Alice was a tiny little thing. ’Bout the size of one of my arms. She looked even smaller now, sort of hunched in on herself. Her small face was pinched.
“Vampires get headaches?”
“Not the normal ones.”
I snorted. Normal vampires.
“So how come you’re never with Bella anymore?” I asked, making the question an accusation. It hadn’t occurred to me before, because my head had been full of other crap, but it was weird that Alice was never around Bella, not since I’d been here. Maybe if Alice were by her side, Rosalie wouldn’t be. “Thought you two were like this.” I twisted two of my fingers together.
“Like I said”—she curled up on the tile a few feet from me, wrapping her skinny arms around her skinny knees—“headache.”
“Bella’s giving you a headache?”
“Yes.”
I frowned. Pretty sure I was too tired for riddles. I let my head roll back around toward the fresh air and closed my eyes.

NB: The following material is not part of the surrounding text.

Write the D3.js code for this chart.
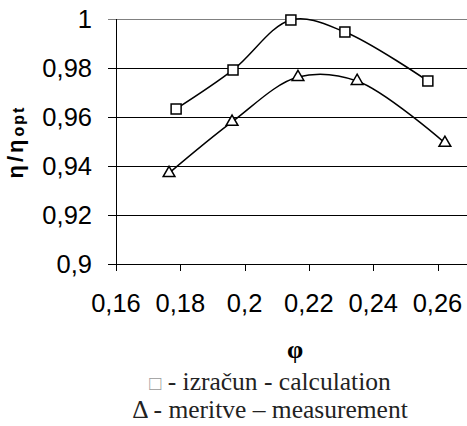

“Not Bella, really,” she amended. “The… fetus.”
Ah, someone else who felt like I did. It was pretty easy to recognize. She said the word grudgingly, the way Edward did.
“I can’t see it,” she told me, though she might have been talking to herself. For all she knew, I was already gone. “I can’t see anything about it. Just like you.”
I flinched, and then my teeth ground together. I didn’t like being compared to the creature.
“Bella gets in the way. She’s all wrapped around it, so she’s… blurry. Like bad reception on a TV—like trying to focus your eyes on those fuzzy people jerking around on the screen. It’s killing my head to watch her. And I can’t see more than a few minutes ahead, anyway. The… fetus is too much a part of her future. When she first decided… when she knew she wanted it, she blurred right out of my sight. Scared me to death.”
She was quiet for a second, and then she added, “I have to admit, it’s a relief having you close by—in spite of the wet-dog smell. Everything goes away. Like having my eyes closed. It numbs the headache.”
“Happy to be of service, ma’am,” I mumbled.
“I wonder what it has in common with you… why you’re the same that way.”
Sudden heat flashed in the center of my bones. I clenched my fists to hold off the tremors.
“I have nothing in common with that life-sucker,” I said through my teeth.
“Well, there’s something there.”
I didn’t answer. The heat was already burning away. I was too dead tired to stay furious.
“You don’t mind if I sit here by you, do you?” she asked.
“Guess not. Stinks anyway.”
“Thanks,” she said. “This is the best thing for it, I guess, since I can’t take aspirin.”
“Could you keep it down? Sleeping, here.”
She didn’t respond, immediately lapsing into silence. I was out in seconds.